**Instructions for the task:**
Begin with the first line of the listing and quote every line through the one containing "plt.rcParams['font.family'] = ['Liberation"; give only those lines.

**Dataset extract:**
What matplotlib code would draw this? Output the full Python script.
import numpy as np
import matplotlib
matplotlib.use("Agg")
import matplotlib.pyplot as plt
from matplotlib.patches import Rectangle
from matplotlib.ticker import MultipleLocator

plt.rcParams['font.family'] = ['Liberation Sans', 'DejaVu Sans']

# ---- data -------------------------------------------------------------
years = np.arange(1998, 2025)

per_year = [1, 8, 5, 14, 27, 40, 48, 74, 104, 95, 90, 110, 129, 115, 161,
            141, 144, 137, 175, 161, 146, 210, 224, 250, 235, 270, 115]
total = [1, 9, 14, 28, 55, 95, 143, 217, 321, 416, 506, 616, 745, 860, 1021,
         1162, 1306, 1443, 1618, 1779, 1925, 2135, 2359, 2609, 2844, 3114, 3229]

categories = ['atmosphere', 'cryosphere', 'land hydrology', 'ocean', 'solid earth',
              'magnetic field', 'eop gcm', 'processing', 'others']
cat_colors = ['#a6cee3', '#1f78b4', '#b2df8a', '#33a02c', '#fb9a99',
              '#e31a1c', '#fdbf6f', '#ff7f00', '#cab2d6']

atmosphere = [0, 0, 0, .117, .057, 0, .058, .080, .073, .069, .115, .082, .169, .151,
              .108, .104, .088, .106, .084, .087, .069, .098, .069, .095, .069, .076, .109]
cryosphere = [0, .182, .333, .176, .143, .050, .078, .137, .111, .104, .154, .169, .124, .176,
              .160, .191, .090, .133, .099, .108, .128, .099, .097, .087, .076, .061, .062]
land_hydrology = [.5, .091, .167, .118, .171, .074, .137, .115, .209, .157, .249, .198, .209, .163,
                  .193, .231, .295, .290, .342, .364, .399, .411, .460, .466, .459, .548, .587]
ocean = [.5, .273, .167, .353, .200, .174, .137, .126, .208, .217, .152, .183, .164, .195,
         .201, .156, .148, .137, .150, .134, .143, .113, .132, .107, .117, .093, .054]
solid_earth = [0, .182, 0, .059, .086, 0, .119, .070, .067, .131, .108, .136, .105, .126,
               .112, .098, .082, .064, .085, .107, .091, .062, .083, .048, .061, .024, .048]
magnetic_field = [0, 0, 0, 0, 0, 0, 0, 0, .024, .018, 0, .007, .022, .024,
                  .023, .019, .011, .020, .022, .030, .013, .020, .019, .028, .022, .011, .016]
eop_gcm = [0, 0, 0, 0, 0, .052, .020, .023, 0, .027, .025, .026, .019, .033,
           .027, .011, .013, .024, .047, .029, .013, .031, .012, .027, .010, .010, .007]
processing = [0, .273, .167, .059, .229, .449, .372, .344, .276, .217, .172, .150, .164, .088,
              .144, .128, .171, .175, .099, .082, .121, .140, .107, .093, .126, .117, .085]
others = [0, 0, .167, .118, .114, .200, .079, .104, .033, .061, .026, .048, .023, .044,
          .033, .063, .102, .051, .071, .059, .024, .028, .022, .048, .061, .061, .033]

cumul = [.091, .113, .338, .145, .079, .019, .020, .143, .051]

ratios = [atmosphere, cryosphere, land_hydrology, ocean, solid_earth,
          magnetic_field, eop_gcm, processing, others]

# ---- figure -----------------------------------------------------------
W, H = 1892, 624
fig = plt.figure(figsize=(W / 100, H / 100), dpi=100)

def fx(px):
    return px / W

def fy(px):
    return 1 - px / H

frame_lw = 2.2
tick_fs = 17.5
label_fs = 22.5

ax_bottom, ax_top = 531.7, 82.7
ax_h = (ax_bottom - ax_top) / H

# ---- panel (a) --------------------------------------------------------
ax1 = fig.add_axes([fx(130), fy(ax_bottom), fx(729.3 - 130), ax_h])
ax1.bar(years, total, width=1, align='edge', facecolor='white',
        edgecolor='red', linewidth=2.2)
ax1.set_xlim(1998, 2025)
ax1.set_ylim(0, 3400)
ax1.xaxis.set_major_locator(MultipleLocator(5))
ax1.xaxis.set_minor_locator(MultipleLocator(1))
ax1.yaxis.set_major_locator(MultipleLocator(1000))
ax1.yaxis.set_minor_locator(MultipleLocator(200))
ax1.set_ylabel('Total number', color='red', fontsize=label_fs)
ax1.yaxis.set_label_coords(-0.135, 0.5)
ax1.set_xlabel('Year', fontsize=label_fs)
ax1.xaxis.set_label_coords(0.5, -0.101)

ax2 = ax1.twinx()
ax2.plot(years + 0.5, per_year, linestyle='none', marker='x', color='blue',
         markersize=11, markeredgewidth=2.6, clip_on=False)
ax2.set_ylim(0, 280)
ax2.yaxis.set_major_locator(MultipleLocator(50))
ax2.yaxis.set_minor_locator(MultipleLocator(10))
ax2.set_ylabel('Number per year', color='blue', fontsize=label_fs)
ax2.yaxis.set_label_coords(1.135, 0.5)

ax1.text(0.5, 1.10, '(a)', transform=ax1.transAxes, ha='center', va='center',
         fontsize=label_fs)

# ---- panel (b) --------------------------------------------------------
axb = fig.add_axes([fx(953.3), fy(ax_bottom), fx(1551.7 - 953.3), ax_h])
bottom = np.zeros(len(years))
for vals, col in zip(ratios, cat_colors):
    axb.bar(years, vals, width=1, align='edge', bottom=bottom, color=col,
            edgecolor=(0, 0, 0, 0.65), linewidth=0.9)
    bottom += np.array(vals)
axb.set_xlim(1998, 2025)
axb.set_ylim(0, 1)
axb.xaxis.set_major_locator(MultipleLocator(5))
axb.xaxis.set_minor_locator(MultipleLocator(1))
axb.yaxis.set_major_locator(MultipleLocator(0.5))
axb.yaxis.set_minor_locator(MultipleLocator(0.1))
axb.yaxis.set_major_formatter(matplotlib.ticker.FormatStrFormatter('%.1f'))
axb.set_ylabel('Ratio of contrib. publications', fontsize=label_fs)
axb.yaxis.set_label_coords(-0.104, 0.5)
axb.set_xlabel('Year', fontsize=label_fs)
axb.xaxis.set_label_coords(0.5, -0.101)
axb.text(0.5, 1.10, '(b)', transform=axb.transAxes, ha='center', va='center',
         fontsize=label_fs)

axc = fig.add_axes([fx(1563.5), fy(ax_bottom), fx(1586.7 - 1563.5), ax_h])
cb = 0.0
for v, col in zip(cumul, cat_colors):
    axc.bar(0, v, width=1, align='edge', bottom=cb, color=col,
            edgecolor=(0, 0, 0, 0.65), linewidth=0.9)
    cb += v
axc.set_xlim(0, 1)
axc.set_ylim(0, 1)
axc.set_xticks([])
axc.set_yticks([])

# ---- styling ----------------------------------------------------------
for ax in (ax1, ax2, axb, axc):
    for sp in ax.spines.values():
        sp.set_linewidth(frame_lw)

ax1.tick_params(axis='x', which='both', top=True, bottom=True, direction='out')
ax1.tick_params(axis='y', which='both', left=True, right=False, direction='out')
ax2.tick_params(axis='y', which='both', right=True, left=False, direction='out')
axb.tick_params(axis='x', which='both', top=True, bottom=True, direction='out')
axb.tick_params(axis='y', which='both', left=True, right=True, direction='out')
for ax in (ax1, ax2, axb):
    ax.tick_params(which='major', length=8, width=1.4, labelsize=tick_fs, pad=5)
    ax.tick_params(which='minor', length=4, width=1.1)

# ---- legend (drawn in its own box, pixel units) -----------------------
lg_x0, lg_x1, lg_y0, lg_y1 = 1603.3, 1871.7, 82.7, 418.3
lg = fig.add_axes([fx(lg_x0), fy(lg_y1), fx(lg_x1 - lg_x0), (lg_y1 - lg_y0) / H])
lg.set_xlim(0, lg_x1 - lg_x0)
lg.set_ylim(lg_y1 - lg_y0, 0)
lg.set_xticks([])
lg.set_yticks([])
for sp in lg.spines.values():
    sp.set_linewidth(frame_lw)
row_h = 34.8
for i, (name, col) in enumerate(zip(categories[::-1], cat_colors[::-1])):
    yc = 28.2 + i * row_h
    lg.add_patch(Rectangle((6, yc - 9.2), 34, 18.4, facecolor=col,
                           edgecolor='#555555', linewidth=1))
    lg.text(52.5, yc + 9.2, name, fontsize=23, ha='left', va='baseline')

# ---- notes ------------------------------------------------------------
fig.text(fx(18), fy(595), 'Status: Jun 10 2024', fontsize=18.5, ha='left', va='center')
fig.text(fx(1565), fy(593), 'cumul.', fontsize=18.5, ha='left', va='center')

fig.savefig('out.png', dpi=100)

**Full answer:**
What matplotlib code would draw this? Output the full Python script.
import numpy as np
import matplotlib
matplotlib.use("Agg")
import matplotlib.pyplot as plt
from matplotlib.patches import Rectangle
from matplotlib.ticker import MultipleLocator

plt.rcParams['font.family'] = ['Liberation Sans', 'DejaVu Sans']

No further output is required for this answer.